Producing sounds of native Australian animals reminiscent of indigenous Australian culture, the 16-year-old Rockhampton didgeridoo player led the annual NAIDOC week march across town yesterday morning.
Dressed head to toe in traditional indigenous wear and practicing his acoustic skills before the procession, Mr Young was of mixed emotions.
"I feel very proud to be playing in the NAIDOC march today but anxious at the same time," he said.
"NAIDOC week really means a lot to me.
"It's really good to see everyone come together for one day, I'm having a good catch up and yarn."
Despite only picking up the didgeridoo for the first time earlier this year, Mr Young said he quickly mastered the skill.

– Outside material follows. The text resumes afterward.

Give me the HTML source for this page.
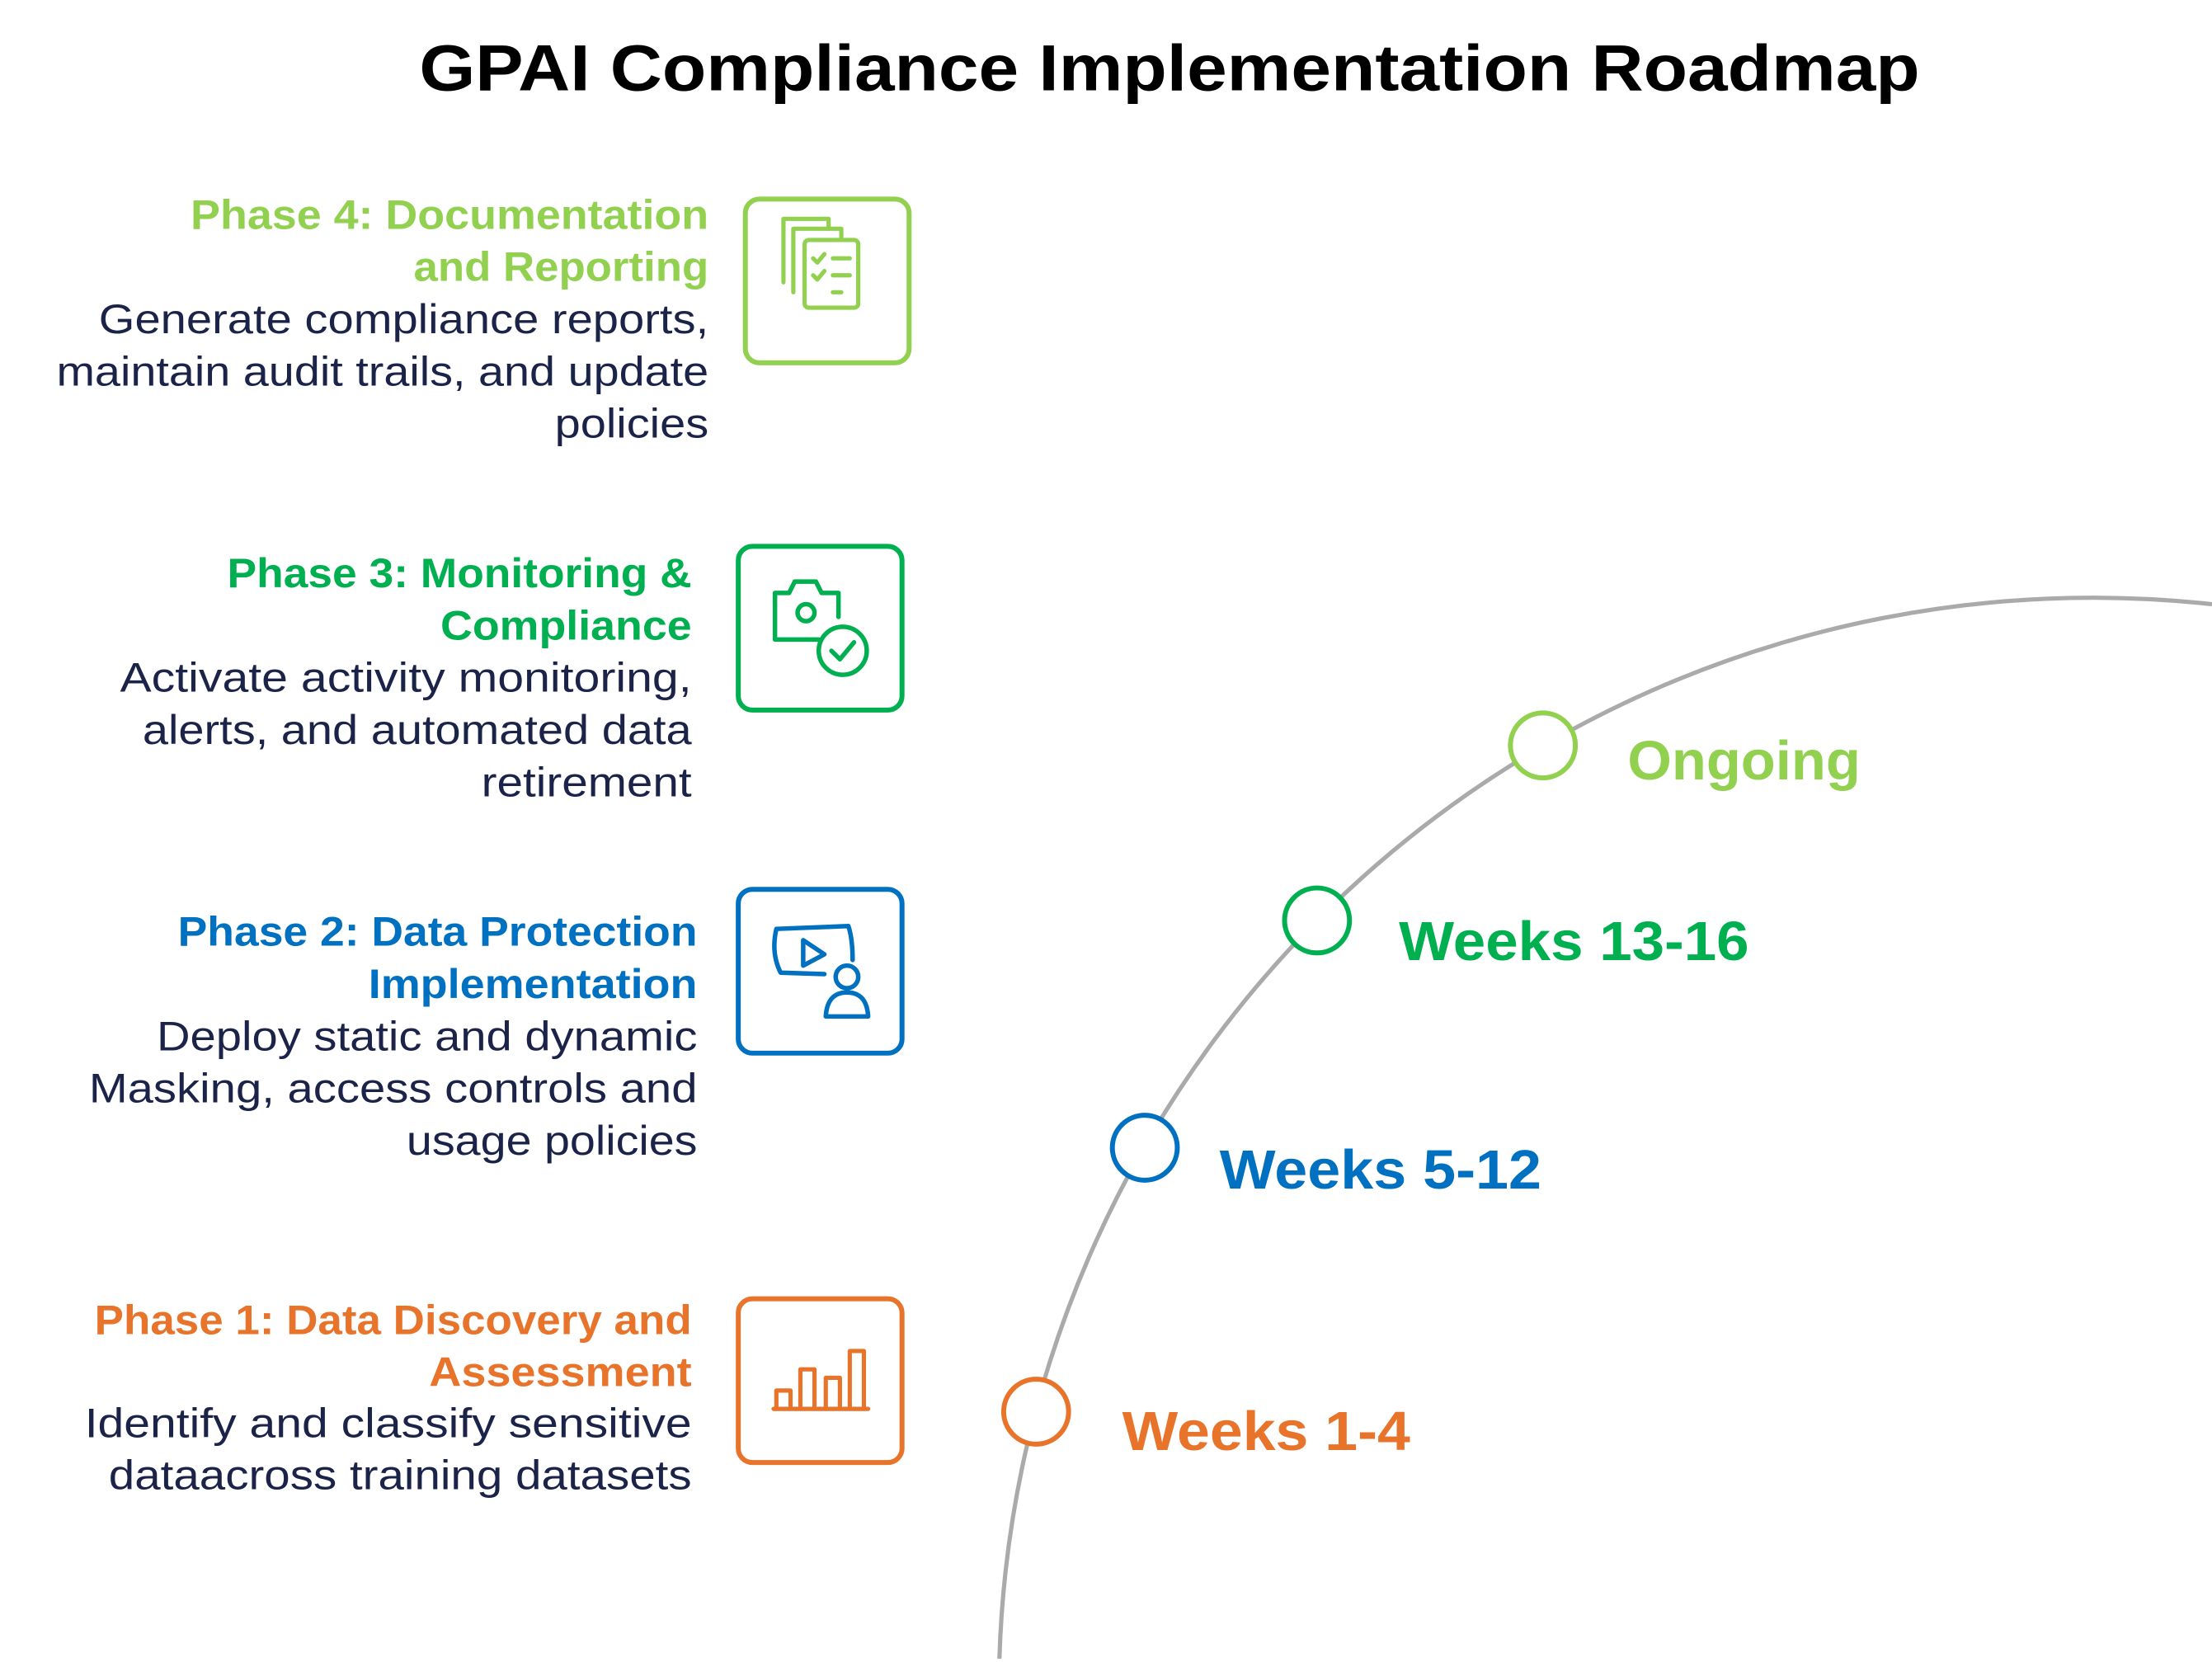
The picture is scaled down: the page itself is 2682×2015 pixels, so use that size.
<!DOCTYPE html>
<html><head><meta charset="utf-8"><style>
html,body{margin:0;padding:0;background:#fff;}
svg{display:block;}
text{font-family:"Liberation Sans",sans-serif;}
</style></head><body>
<svg width="2682" height="2015" viewBox="0 0 1567 1177.3" xmlns="http://www.w3.org/2000/svg">
<rect width="1567" height="1177.3" fill="#fff"/>
<text x="297" y="64" font-size="46" font-weight="bold" fill="#000" textLength="1063" lengthAdjust="spacingAndGlyphs">GPAI Compliance Implementation Roadmap</text>

<path d="M708,1175 A775,775 0 0 1 1567,428" fill="none" stroke="#aaaaaa" stroke-width="3"/>

<g stroke-width="3.5" fill="#fff">
<circle cx="734" cy="1000" r="23" stroke="#e8742c"/>
<circle cx="811" cy="813" r="23" stroke="#0070c0"/>
<circle cx="933" cy="652" r="23" stroke="#00b050"/>
<circle cx="1093" cy="528" r="23" stroke="#92d050"/>
</g>
<g font-size="39" font-weight="bold" lengthAdjust="spacingAndGlyphs">
<text x="795" y="1027" fill="#e8742c" textLength="204" lengthAdjust="spacingAndGlyphs">Weeks 1-4</text>
<text x="864" y="842" fill="#0070c0" textLength="228" lengthAdjust="spacingAndGlyphs">Weeks 5-12</text>
<text x="991" y="680" fill="#00b050" textLength="248" lengthAdjust="spacingAndGlyphs">Weeks 13-16</text>
<text x="1153" y="552" fill="#92d050" textLength="165" lengthAdjust="spacingAndGlyphs">Ongoing</text>
</g>

<g font-size="29">
<text x="135" y="162" font-weight="bold" fill="#92d050" textLength="367" lengthAdjust="spacingAndGlyphs">Phase 4: Documentation</text>
<text x="293" y="199" font-weight="bold" fill="#92d050" textLength="209" lengthAdjust="spacingAndGlyphs">and Reporting</text>
<text x="70" y="236" fill="#1b2348" textLength="432" lengthAdjust="spacingAndGlyphs">Generate compliance reports,</text>
<text x="40" y="273" fill="#1b2348" textLength="462" lengthAdjust="spacingAndGlyphs">maintain audit trails, and update</text>
<text x="393" y="310" fill="#1b2348" textLength="109" lengthAdjust="spacingAndGlyphs">policies</text>

<text x="161" y="416" font-weight="bold" fill="#00b050" textLength="329" lengthAdjust="spacingAndGlyphs">Phase 3: Monitoring &amp;</text>
<text x="312" y="453" font-weight="bold" fill="#00b050" textLength="178" lengthAdjust="spacingAndGlyphs">Compliance</text>
<text x="85" y="490" fill="#1b2348" textLength="405" lengthAdjust="spacingAndGlyphs">Activate activity monitoring,</text>
<text x="101" y="527" fill="#1b2348" textLength="389" lengthAdjust="spacingAndGlyphs">alerts, and automated data</text>
<text x="341" y="564" fill="#1b2348" textLength="149" lengthAdjust="spacingAndGlyphs">retirement</text>

<text x="126" y="670" font-weight="bold" fill="#0070c0" textLength="368" lengthAdjust="spacingAndGlyphs">Phase 2: Data Protection</text>
<text x="261" y="707" font-weight="bold" fill="#0070c0" textLength="233" lengthAdjust="spacingAndGlyphs">Implementation</text>
<text x="111" y="744" fill="#1b2348" textLength="383" lengthAdjust="spacingAndGlyphs">Deploy static and dynamic</text>
<text x="63" y="781" fill="#1b2348" textLength="431" lengthAdjust="spacingAndGlyphs">Masking, access controls and</text>
<text x="288" y="818" fill="#1b2348" textLength="206" lengthAdjust="spacingAndGlyphs">usage policies</text>

<text x="67" y="945" font-weight="bold" fill="#e8742c" textLength="423" lengthAdjust="spacingAndGlyphs">Phase 1: Data Discovery and</text>
<text x="304" y="982" font-weight="bold" fill="#e8742c" textLength="186" lengthAdjust="spacingAndGlyphs">Assessment</text>
<text x="60" y="1018" fill="#1b2348" textLength="430" lengthAdjust="spacingAndGlyphs">Identify and classify sensitive</text>
<text x="77" y="1055" fill="#1b2348" textLength="413" lengthAdjust="spacingAndGlyphs">dataacross training datasets</text>
</g>

<g fill="none" stroke-width="3.5">
<rect x="528" y="141" width="116" height="116" rx="10" stroke="#92d050"/>
<rect x="523" y="387" width="116" height="116" rx="10" stroke="#00b050"/>
<rect x="523" y="630" width="116" height="116" rx="10" stroke="#0070c0"/>
<rect x="523" y="920" width="116" height="116" rx="10" stroke="#e8742c"/>
</g>

<g fill="none" stroke="#92d050" stroke-width="3" stroke-linecap="round" stroke-linejoin="round">
<path d="M555,200 V155 H587 V162"/>
<path d="M562,207 V162 H596 V169"/>
<rect x="570" y="170" width="38" height="48" rx="3" fill="#fff"/>
<path d="M576,183 l3,3 l5,-6 M590,183 h12 M576,195 l3,3 l5,-6 M590,195 h12 M590,207 h6"/>
</g>

<g fill="none" stroke="#00b050" stroke-width="3.2" stroke-linecap="round" stroke-linejoin="round">
<path d="M580,453 H549 V420 H559 L563,412 H578 L582,420 H594 V437"/>
<circle cx="571" cy="434" r="6"/>
<circle cx="597" cy="461" r="17"/>
<path d="M589,461 l6,6 l10,-12"/>
</g>

<g fill="none" stroke="#0070c0" stroke-width="3.2" stroke-linecap="round" stroke-linejoin="round">
<path d="M584,690 L553,689 Q546,675 550,658 L601,656 Q604,665 604,680"/>
<path d="M569,666 L569,684 L584,676 Z"/>
<circle cx="600" cy="692" r="8"/>
<path d="M585,720 Q586,703 600,703 Q614,703 615,720 Z"/>
</g>

<g fill="none" stroke="#e8742c" stroke-width="3" stroke-linecap="round" stroke-linejoin="round">
<path d="M548,998 H615"/>
<path d="M550,998 V985 H560 V998 M567,998 V970 H577 V998 M585,998 V976 H595 V998 M602,998 V957 H612 V998"/>
</g>
</svg>
</body></html>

"I just started playing this year and basically taught myself in my spare time at school," he said.
"I had a bit of experience and kind of knew what to do, but hadn't ever put it into action.
"A few of my family members play the didgeridoo; my uncle taught me the basics and then I made it my own.
"Playing the didgeridoo involves a lot of circular breathing and trying to imitate animal noises. "I'd practice at least an hour each day until I got into the rhythm of things. I've been playing for about five months."
When the procession reached the Rockhampton Cricket Grounds, the annual NAIDOC expo got underway.
9am: NAIDOC community Oztag carnival at Saleyards Rockhampton
10.30am: NAIDOC Mass at Holy Family Church, Feez St, Rockhampton.